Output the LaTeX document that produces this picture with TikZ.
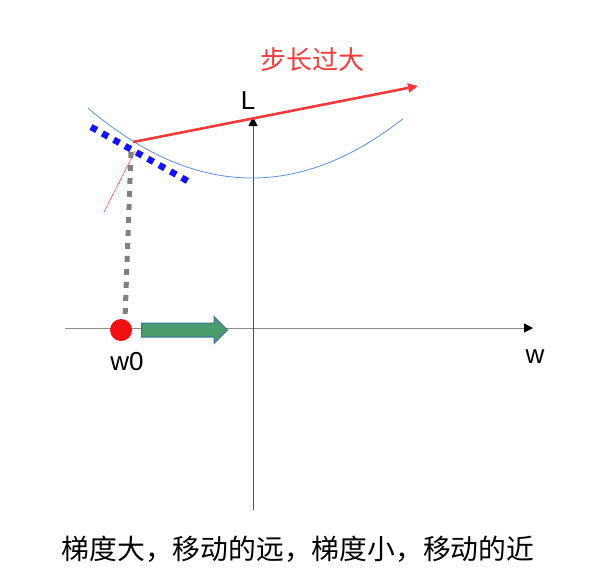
\documentclass[tikz,border=0pt]{standalone}
\usepackage{fontspec}
\setmainfont{Liberation Sans}
\newfontfamily\cjk{Noto Sans CJK SC}
\usetikzlibrary{arrows.meta, shapes.arrows, positioning, calc}
\definecolor{axisgray}{HTML}{8C8C8C}
\definecolor{axisdark}{HTML}{505050}
\definecolor{curveblue}{HTML}{5B8FDD}
\definecolor{tanblue}{HTML}{1414F0}
\definecolor{stepred}{HTML}{F23A3A}
\definecolor{dotred}{HTML}{F21010}
\definecolor{dropgray}{HTML}{808080}
\definecolor{movegreen}{HTML}{4A9C6C}
\definecolor{moveedge}{HTML}{41719C}
\tikzset{
  axisline/.style={line width=1pt, -{Triangle[length=9pt, width=9pt, color=black]}},
  tangentdots/.style={tanblue, line width=6.5pt, dash pattern=on 6.5pt off 6.5pt},
  dropdots/.style={dropgray, line width=5pt, dash pattern=on 6pt off 7pt}
}

\begin{document}
\begin{tikzpicture}[x=1pt, y=-1pt, font=\fontsize{26}{30}\selectfont]
  \useasboundingbox (0,0) rectangle (604,574);
  \coordinate (xstart) at (65,328);
  \coordinate (xend) at (533,328);
  \coordinate (ystart) at (253,510);
  \coordinate (yend) at (253,117);
  \draw[axisline, axisgray] (xstart) -- (xend);
  \draw[axisline, axisdark] (ystart) -- (yend);
  \node (ylabel) at (248,101) {L};
  \node (xlabel) at (535,357) {w};
  \draw[curveblue, line width=0.8pt] plot[domain=88:403, smooth, samples=60]
    (\x, {178 - (0.051*(\x-252))^2});
  \coordinate (touch) at (133,142);
  \coordinate (tanA) at (91,127);
  \coordinate (tanB) at (193,184);
  \draw[tangentdots] (tanA) -- (tanB);
  \coordinate (normA) at (104,212);
  \coordinate (normB) at (135,151);
  \draw[stepred, line width=0.5pt] (normA) -- (normB);
  \node[circle, fill=dotred, minimum size=22pt, inner sep=0pt] (w0) at (121,330) {};
  \node (w0label) at (127,362) {w0};
  \coordinate (dropA) at (131,152);
  \draw[dropdots] (dropA) -- ([xshift=4pt]w0.north);
  \node[single arrow, fill=movegreen, draw=moveedge, line width=1pt,
        minimum height=86pt, inner sep=6.5pt,
        single arrow head extend=6.5pt] (move) at (181,330) {};
  \coordinate (tip) at (418,86);
  \draw[stepred, line width=2.6pt, -{Triangle[length=10pt, width=9pt]}] (touch) -- (tip);
  \node[text=stepred] (steplabel) at (312,60) {\cjk 步长过大};
  \node (caption) at (298,549) {\cjk\fontsize{27.8}{32}\selectfont 梯度大，移动的远，梯度小，移动的近};
\end{tikzpicture}
\end{document}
------------------------------------------------------------------------
#### THE EXERCISE
Skip the pictures, then retype every line above exactly.

#### TASK SOLUTION
Output the LaTeX document that produces this picture with TikZ.
\documentclass[tikz,border=0pt]{standalone}
\usepackage{fontspec}
\setmainfont{Liberation Sans}
\newfontfamily\cjk{Noto Sans CJK SC}
\usetikzlibrary{arrows.meta, shapes.arrows, positioning, calc}
\definecolor{axisgray}{HTML}{8C8C8C}
\definecolor{axisdark}{HTML}{505050}
\definecolor{curveblue}{HTML}{5B8FDD}
\definecolor{tanblue}{HTML}{1414F0}
\definecolor{stepred}{HTML}{F23A3A}
\definecolor{dotred}{HTML}{F21010}
\definecolor{dropgray}{HTML}{808080}
\definecolor{movegreen}{HTML}{4A9C6C}
\definecolor{moveedge}{HTML}{41719C}
\tikzset{
  axisline/.style={line width=1pt, -{Triangle[length=9pt, width=9pt, color=black]}},
  tangentdots/.style={tanblue, line width=6.5pt, dash pattern=on 6.5pt off 6.5pt},
  dropdots/.style={dropgray, line width=5pt, dash pattern=on 6pt off 7pt}
}

\begin{document}
\begin{tikzpicture}[x=1pt, y=-1pt, font=\fontsize{26}{30}\selectfont]
  \useasboundingbox (0,0) rectangle (604,574);
  \coordinate (xstart) at (65,328);
  \coordinate (xend) at (533,328);
  \coordinate (ystart) at (253,510);
  \coordinate (yend) at (253,117);
  \draw[axisline, axisgray] (xstart) -- (xend);
  \draw[axisline, axisdark] (ystart) -- (yend);
  \node (ylabel) at (248,101) {L};
  \node (xlabel) at (535,357) {w};
  \draw[curveblue, line width=0.8pt] plot[domain=88:403, smooth, samples=60]
    (\x, {178 - (0.051*(\x-252))^2});
  \coordinate (touch) at (133,142);
  \coordinate (tanA) at (91,127);
  \coordinate (tanB) at (193,184);
  \draw[tangentdots] (tanA) -- (tanB);
  \coordinate (normA) at (104,212);
  \coordinate (normB) at (135,151);
  \draw[stepred, line width=0.5pt] (normA) -- (normB);
  \node[circle, fill=dotred, minimum size=22pt, inner sep=0pt] (w0) at (121,330) {};
  \node (w0label) at (127,362) {w0};
  \coordinate (dropA) at (131,152);
  \draw[dropdots] (dropA) -- ([xshift=4pt]w0.north);
  \node[single arrow, fill=movegreen, draw=moveedge, line width=1pt,
        minimum height=86pt, inner sep=6.5pt,
        single arrow head extend=6.5pt] (move) at (181,330) {};
  \coordinate (tip) at (418,86);
  \draw[stepred, line width=2.6pt, -{Triangle[length=10pt, width=9pt]}] (touch) -- (tip);
  \node[text=stepred] (steplabel) at (312,60) {\cjk 步长过大};
  \node (caption) at (298,549) {\cjk\fontsize{27.8}{32}\selectfont 梯度大，移动的远，梯度小，移动的近};
\end{tikzpicture}
\end{document}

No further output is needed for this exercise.